CCC announces the completion of a new documentary film titled, “Higher Ground: The Battle to Save Florida’s Beaches.” Produced by CCC in partnership with award-winning environmental filmmaker CAVU (Clean Air, Visibility Unlimited), the film is drawing attention to the complex issues threatening Florida’s beaches and sea turtles, while calling for progressive new policies that will control coastal development and help Floridians adapt to the reality of an eroding shore.
Florida’s beaches are under siege—from poorly-sited coastal development; inadequate coastal construction setback policies, stronger and more frequent erosion-causing storms; and slow-rising sea levels. As private properties along the coast are threatened by erosion, panicked beachfront residents and resource managers look for relief through costly, repetitive beach nourishment projects and the construction of unsightly and harmful sea walls. Meanwhile, state and federal subsidies continue to encourage shoreline development by providing low cost insurance for the riskiest beachfront developments—all at taxpayers’ expense. This combination of factors creates a recipe for disaster that threatens the future of Florida’s sandy beaches and coastal habitats. Caught directly in the middle of this quagmire are threatened and endangered sea turtles that nest on Florida beaches in numbers seen nowhere else in the United States.
Higher Ground is being released at a pivotal time in the history of coastal management in Florida. Due to recent coastal storms and extensive beach erosion, there is widespread concern about the wisdom of allowing risky development on critically eroding beaches. Scientific institutions around the globe increasingly are speaking out about the reality of sea level rise and encouraging world leaders to prepare. Florida has been singled out as being particularly vulnerable to the threats of climate change and rising seas. Recreational groups, such as surfers, divers and sport fishers, are becoming increasingly concerned about the impacts of repetitive beach nourishment and the spread of sea walls. And general beach goers are finding it more difficult to find suitable beach access on developed shores.

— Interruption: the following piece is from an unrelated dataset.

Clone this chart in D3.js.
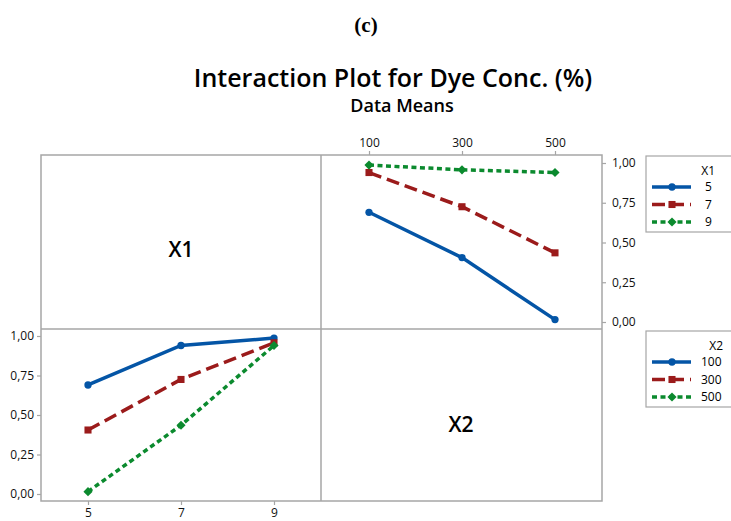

Capitalizing on growing public unrest with beach protection policies and new lawmaker interest in coastal policy reform, the film is being used by CCC to encourage debate on these complex issues. The aerial perspective provided through Higher Ground is helping people understand more fully the current state of Florida’s beaches and the implications for the future. The film provides CCC with an excellent communication tool for compelling the public, the media, lawmakers and beach managers to discuss and debate the need for creative new coastal policies—before it is too late.